The ACT Government is developing a circular economy strategy using the following principles.
- Designing out waste and pollution
- Keeping products and materials in use
- Avoiding negative impacts to the environment and regenerating natural systems
The complete draft strategy can be read here.
Another principle of a circular economy that can drive the 1,2 and 3 and is scalable to the rest of Australia is
A Circular Economy is one in which natural and human-made assets are preserved within Local Communities.
We can achieve a local circular economy if individual assets are kept and preserved within the suburbs, nature parks, leaseholds, waterways and national parks of Canberra. Humans value and measure assets using the concept of Capital. Hence, if we change our financial system so that Capital is preserved by the communities that benefit from it, it will assist and fund the first three points of a circular economy.
Keeping Assets within a Community that Benefits from Them
Community Capital preserves Capital within the Community that consumes products. Money is conserved, and the systems that use the assets. For human systems to retain value, the resources consumed must be recycled or replaced with an alternative. This imperative drives the development of many technologies.
Community Capital cycles within a community and increases profits by saving costs. A buyer of products from a Community automatically becomes a shareholder in the community and is incentivised to preserve the Community Capital. Buyers and sellers benefit from reduced costs, so the investment decisions favour reduced consumption, including the preservation and regeneration of Nature's Capital.
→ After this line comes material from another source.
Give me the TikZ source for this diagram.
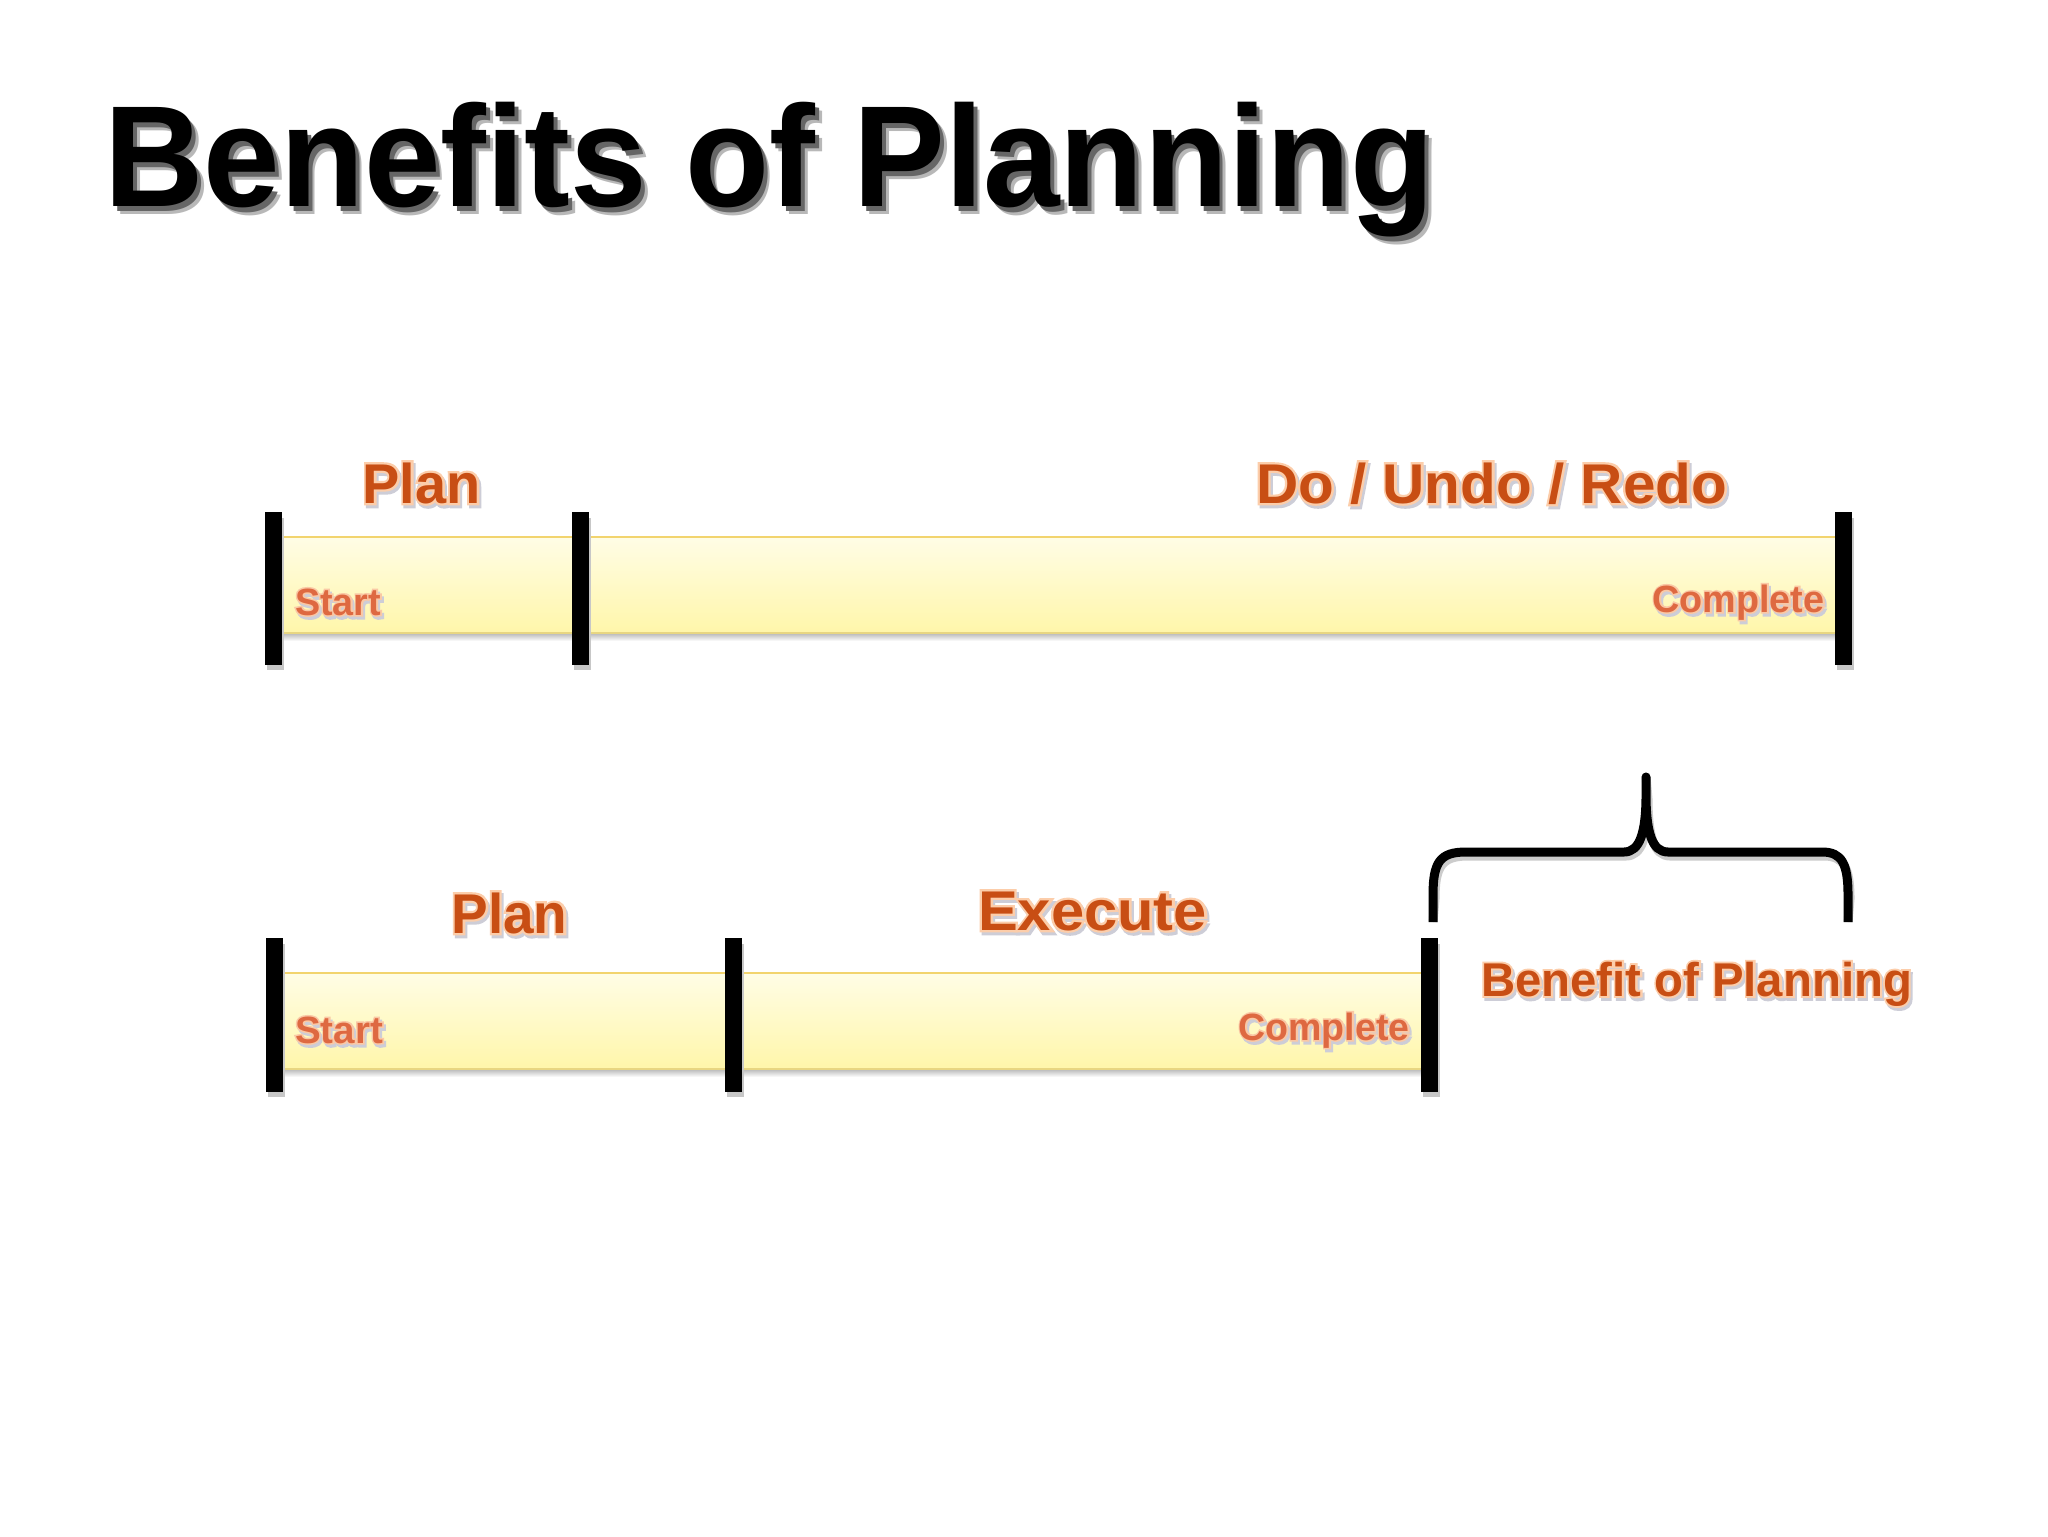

Equity Capital extracts Capital from local communities and profits from increased consumption. The investment decisions favour mining and exploitation of other communities' natural resources.
Each existing business that switches to Community Capital reduces the consumption of Nature's resources and releases existing Capital to pay for the change.
Examples
- The benefit of a solar panel on a house is that it keeps the value of electricity within the local community meaning the community does not have to export money to pay for electricity.
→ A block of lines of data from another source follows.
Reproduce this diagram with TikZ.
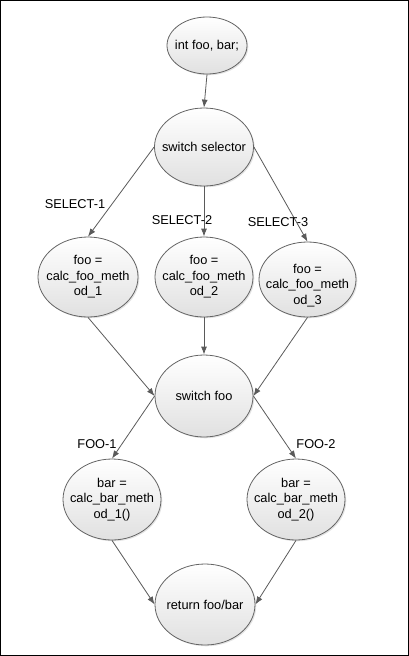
\documentclass[tikz,border=0pt]{standalone}
\usepackage{fontspec}
\setmainfont{Liberation Sans}
\usetikzlibrary{shapes.geometric,arrows.meta,shadows}
\definecolor{edgegray}{RGB}{90,90,90}
\definecolor{bordgray}{RGB}{100,100,100}
\begin{document}
\begin{tikzpicture}[x=1pt,y=-1pt,
  font=\fontsize{12.8}{15.5}\selectfont,
  ell/.style={ellipse, draw=bordgray, line width=0.8pt, top color=white, bottom color=black!12,
    drop shadow={opacity=0.22, shadow xshift=1.3pt, shadow yshift=-1.3pt}, inner sep=0pt},
  txt/.style={align=center, inner sep=0pt},
  conn/.style={draw=edgegray, line width=0.8pt, -{Latex[length=8pt,width=6pt]}},
  lbl/.style={inner sep=0pt}
]
\useasboundingbox (0,0) rectangle (409,656);
\draw[line width=1pt] (0.5,0.5) rectangle (408.5,655.5);

\node[ell, minimum width=80pt, minimum height=57pt, label={[txt]center:{int foo, bar;}}] (n1) at (207,45.5) {};
\node[ell, minimum width=99pt, minimum height=78pt, label={[txt]center:{switch selector}}] (n2) at (204,147) {};
\node[ell, minimum width=100pt, minimum height=80pt, label={[txt]center:{foo =\\calc\_foo\_meth\\od\_1}}] (n3) at (88,277) {};
\node[ell, minimum width=98pt, minimum height=80pt, label={[txt]center:{foo =\\calc\_foo\_meth\\od\_2}}] (n4) at (204,277) {};
\node[ell, minimum width=97pt, minimum height=75pt, label={[txt,yshift=-6pt]center:{foo =\\calc\_foo\_meth\\od\_3}}] (n5) at (307.5,279.5) {};
\node[ell, minimum width=98pt, minimum height=82pt, label={[txt]center:{switch foo}}] (n6) at (204,396) {};
\node[ell, minimum width=98pt, minimum height=81pt, label={[txt]center:{bar =\\calc\_bar\_meth\\od\_1()}}] (n7) at (112,499.5) {};
\node[ell, minimum width=98pt, minimum height=81pt, label={[txt]center:{bar =\\calc\_bar\_meth\\od\_2()}}] (n8) at (296,499.5) {};
\node[ell, minimum width=100pt, minimum height=81pt, label={[txt]center:{return foo/bar}}] (n9) at (205,604.5) {};

\draw[conn] (n1.south) -- (n2.north);
\draw[conn] (n2.west) -- (n3.north);
\draw[conn] (n2.south) -- (n4.north);
\draw[conn] (n2.east) -- (n5.north);
\draw[conn] (n3.south) -- (n6.west);
\draw[conn] (n4.south) -- (n6.north);
\draw[conn] (n5.south) -- (n6.east);
\draw[conn] (n6.west) -- (n7.north);
\draw[conn] (n6.east) -- (n8.north);
\draw[conn] (n7.south) -- (n9.west);
\draw[conn] (n8.south) -- (n9.east);

\node[lbl] (s1) at (75,204) {SELECT-1};
\node[lbl] (s2) at (182,220) {SELECT-2};
\node[lbl] (s3) at (278,222) {SELECT-3};
\node[lbl] (f1) at (97,444) {FOO-1};
\node[lbl] (f2) at (316,444) {FOO-2};
\end{tikzpicture}
\end{document}
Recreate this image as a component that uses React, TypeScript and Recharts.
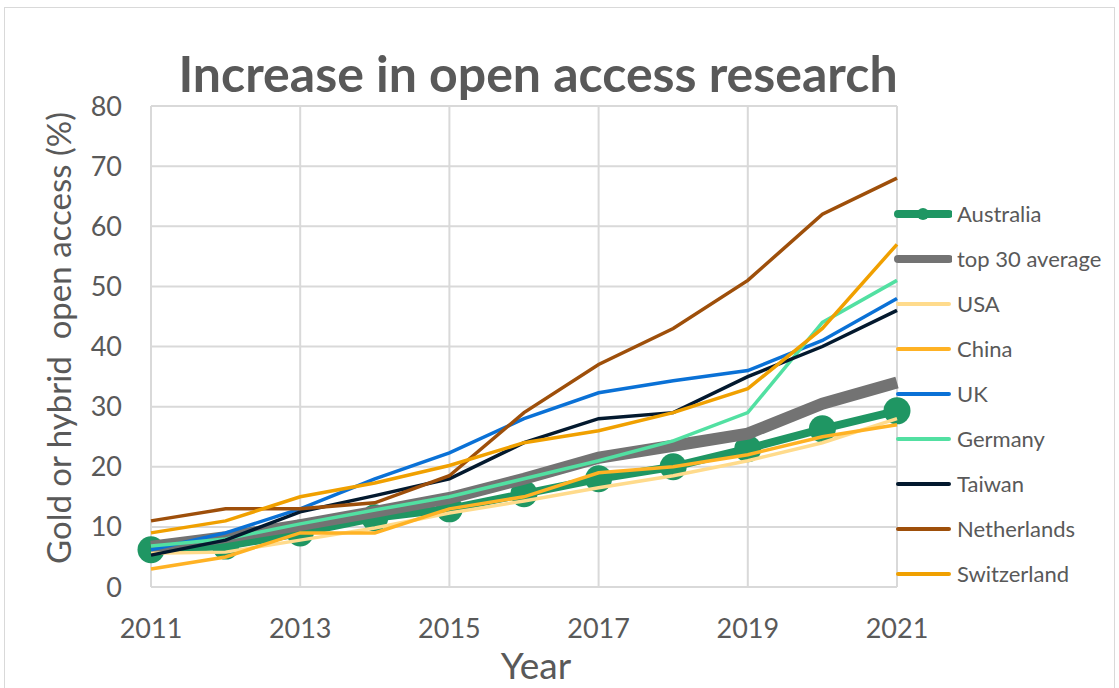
import { LineChart, Line, XAxis, YAxis, CartesianGrid, Legend } from "recharts";

const YEARS = [2011, 2012, 2013, 2014, 2015, 2016, 2017, 2018, 2019, 2020, 2021];

const AUSTRALIA = [6.2, 6.8, 9, 11.5, 13, 15.5, 18, 20, 23, 26.3, 29.3];
const TOP30_AVERAGE = [6.7, 8.3, 10.3, 12.5, 14.8, 18, 21.5, 23.5, 25.5, 30.5, 34];
const USA = [5.6, 5.8, 7.8, 9.8, 12.3, 14.3, 16.5, 18.5, 21, 24, 28];
const CHINA = [3, 5, 9, 9, 13, 15, 19, 20, 22, 25, 27];
const UK = [6.2, 9, 13, 18, 22.3, 28, 32.3, 34.3, 36, 41, 48];
const GERMANY = [6.8, 8, 10.5, 12.8, 15, 18, 21, 24.3, 29, 44, 51];
const TAIWAN = [5.3, 7.8, 12.5, 15.2, 18, 24, 28, 29, 35, 40, 46];
const NETHERLANDS = [11, 13, 13, 14, 18.5, 29, 37, 43, 51, 62, 68];
const SWITZERLAND = [9, 11, 15, 17.3, 20.2, 24, 26, 29, 33, 43, 57];

const X_TICKS = [2011, 2013, 2015, 2017, 2019, 2021];
const Y_TICKS = [0, 10, 20, 30, 40, 50, 60, 70, 80];

const TEXT = "#595959";
const GRID = "#D9D9D9";
const FONT = "Lato, 'Open Sans', sans-serif";

// drawing order follows the legend (Australia at the bottom)
const SERIES = [
  { key: "Australia", values: AUSTRALIA, color: "#1F9663", width: 8, dot: true },
  { key: "top 30 average", values: TOP30_AVERAGE, color: "#737373", width: 12, dot: false },
  { key: "USA", values: USA, color: "#FFDB8C", width: 3.5, dot: false },
  { key: "China", values: CHINA, color: "#FFB224", width: 3.5, dot: false },
  { key: "UK", values: UK, color: "#0A71D6", width: 3.5, dot: false },
  { key: "Germany", values: GERMANY, color: "#52E0A2", width: 3.5, dot: false },
  { key: "Taiwan", values: TAIWAN, color: "#03192E", width: 3.5, dot: false },
  { key: "Netherlands", values: NETHERLANDS, color: "#9E4F0A", width: 3.5, dot: false },
  { key: "Switzerland", values: SWITZERLAND, color: "#F0A000", width: 3.5, dot: false },
];

const data = YEARS.map((year, i) => {
  const row: Record<string, number> = { year };
  SERIES.forEach((s) => {
    row[s.key] = s.values[i];
  });
  return row;
});

function LegendContent() {
  return (
    <div style={{ fontFamily: FONT, fontSize: 22, color: TEXT }}>
      {SERIES.map((s) => (
        <div
          key={s.key}
          style={{ height: 45, display: "flex", alignItems: "center" }}
        >
          <svg width={58} height={20} style={{ marginRight: 5 }}>
            <line
              x1={4}
              x2={55}
              y1={10}
              y2={10}
              stroke={s.color}
              strokeWidth={s.width > 5 ? 8 : 4}
              strokeLinecap="round"
            />
            {s.dot && <circle cx={29} cy={10} r={6} fill={s.color} />}
          </svg>
          <span>{s.key}</span>
        </div>
      ))}
    </div>
  );
}

export default function App() {
  return (
    <div
      style={{
        position: "absolute",
        left: 0,
        top: 0,
        width: 1119,
        height: 688,
        background: "#fff",
        overflow: "hidden",
        fontFamily: FONT,
      }}
    >
      <div
        style={{
          position: "absolute",
          left: 4,
          top: 7,
          width: 1109,
          height: 700,
          border: `1px solid ${GRID}`,
        }}
      />
      <div
        style={{
          position: "absolute",
          left: 0,
          width: 1076,
          top: 43,
          textAlign: "center",
          fontSize: 50,
          fontWeight: 700,
          color: TEXT,
          lineHeight: "60px",
        }}
      >
        Increase in open access research
      </div>
      <div
        style={{
          position: "absolute",
          left: 58,
          top: 338,
          transform: "translate(-50%, -50%) rotate(-90deg)",
          whiteSpace: "pre",
          fontSize: 33,
          color: TEXT,
        }}
      >
        {"Gold or hybrid  open access (%)"}
      </div>
      <div
        style={{
          position: "absolute",
          left: 536,
          top: 664,
          transform: "translate(-50%, -50%)",
          fontSize: 37,
          color: TEXT,
        }}
      >
        Year
      </div>
      <LineChart
        width={1119}
        height={688}
        data={data}
        margin={{ top: 106, right: 222, bottom: 21, left: 51 }}
        style={{ position: "absolute", left: 0, top: 0 }}
      >
        <CartesianGrid stroke={GRID} strokeWidth={2} />
        <XAxis
          dataKey="year"
          type="number"
          domain={[2011, 2021]}
          ticks={X_TICKS}
          height={80}
          tickLine={false}
          tickSize={0}
          tickMargin={32}
          axisLine={{ stroke: GRID, strokeWidth: 2 }}
          tick={{ fill: TEXT, fontSize: 27, fontFamily: FONT }}
        />
        <YAxis
          domain={[0, 80]}
          ticks={Y_TICKS}
          width={100}
          axisLine={false}
          tickLine={false}
          tickSize={0}
          tickMargin={29}
          tick={{ fill: TEXT, fontSize: 27, fontFamily: FONT }}
        />
        <Legend
          layout="horizontal"
          verticalAlign="middle"
          align="center"
          content={<LegendContent />}
          wrapperStyle={{ left: 894, top: 191, width: 225 }}
        />
        {SERIES.map((s, i) => (
          <Line
            key={s.key}
            type="linear"
            dataKey={s.key}
            stroke={s.color}
            strokeWidth={s.width}
            dot={s.dot ? { r: 13.5, fill: s.color, stroke: s.color, strokeWidth: 0 } : false}
            activeDot={false}
            isAnimationActive={false}
            {...(i > 0 ? { zIndex: 1000 + i * 10 } : {})}
          />
        ))}
      </LineChart>
    </div>
  );
}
- The benefit of local food production is the same. Suppose tomatoes can be produced and consumed locally. With Community Capital, the community has a strong economic incentive to buy local, whereas Equity Capital from an external source wants to export money from a local community. However, if an external source of tomatoes uses Community Capital, the supplied community becomes part of the supplier community.
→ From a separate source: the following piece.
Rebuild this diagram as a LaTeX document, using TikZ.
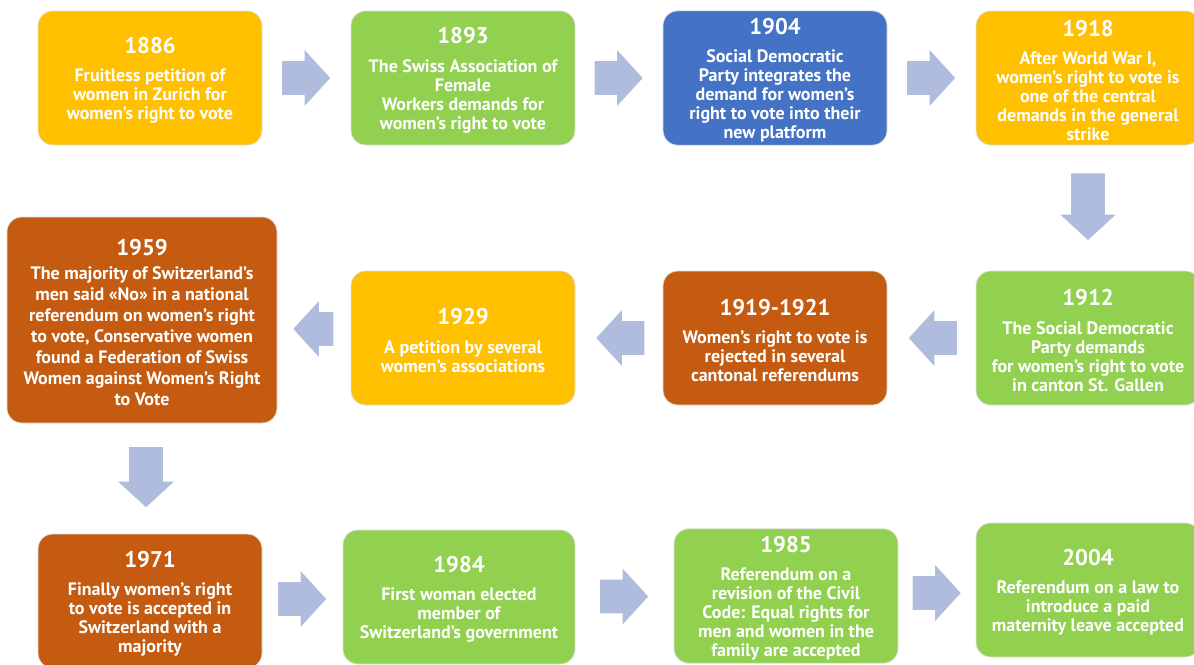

- Canberrans benefit from Nature through rainfall and water catchment areas. We purchase water from Nature via Icon Water. If Icon Water used Community Capital, it would sell Nature some Capital, and that money should be used to restore and enhance the waterways and catchment areas of the ACT. The amount would be well-defined and a proportion of each consumer's bill. Consumers would be entitled to a voice in how the money was spent.
- Community Batteries supplied by an organisation funded with Community Capital require no government subsidies at $1,000 per kWh, whereas they will require government subsidies if funded with Equity Capital. The reason is the funding circulates within the Community, and the value of the Battery remains within the Community.
Building a Resilient Economy
Community Capital differs from Equity as it strengthens community connection, whereas Equity Capital makes communities compete on price. However, Community Capital allows communities to compete for productivity, savings and external factors such as reduction in Green House Gas emissions.
Community Capital builds resilience because it creates many small interconnected mutual obligations through shareholdings. An external shock to any in the Community will ripple through the communities until the economic system stabilises.
Communities grow by exchanging a product, initially with high profits. When there is enough product for the community, the profits drop by lowering prices. If the prices keep falling, the buyers for a particular product will decrease. So one way to stop the growth of any product is to set the price so that it makes zero profit and for the consumers who buy the product to direct investment in an alternative to the product. This is how we can rapidly phase out coal and gas.
Price Setting in a Circular Economy
Circular economies have many small communities in which money circulates. For a given product, there will be a circulation of Capital. The algorithm to set the price is:
The small community agrees on the profit to be made. Profit can be zero or negative and is a percentage of the cost of production.
When a payment is made for the product, 50% of the profit goes to investors and 50% purchases Capital in the product and is allocated to the buyer.
Community Capital is the cheapest form of Capital, so communities tend to choose suppliers financed with it. However communities are free to choose other suppliers so competition is maintained and it is difficult for companies, even large ones, with deep pockets to use predatory pricing.
Summary
The mutation of Capital so buyers purchase Capital and products releases a large amount of existing Capital for reinvestment. Importantly it provides a way to value Nature's Capital and the funds to restore it. As it is an efficient form of Capital, the economic system is measured by the well-being of the planet and the species that exist here.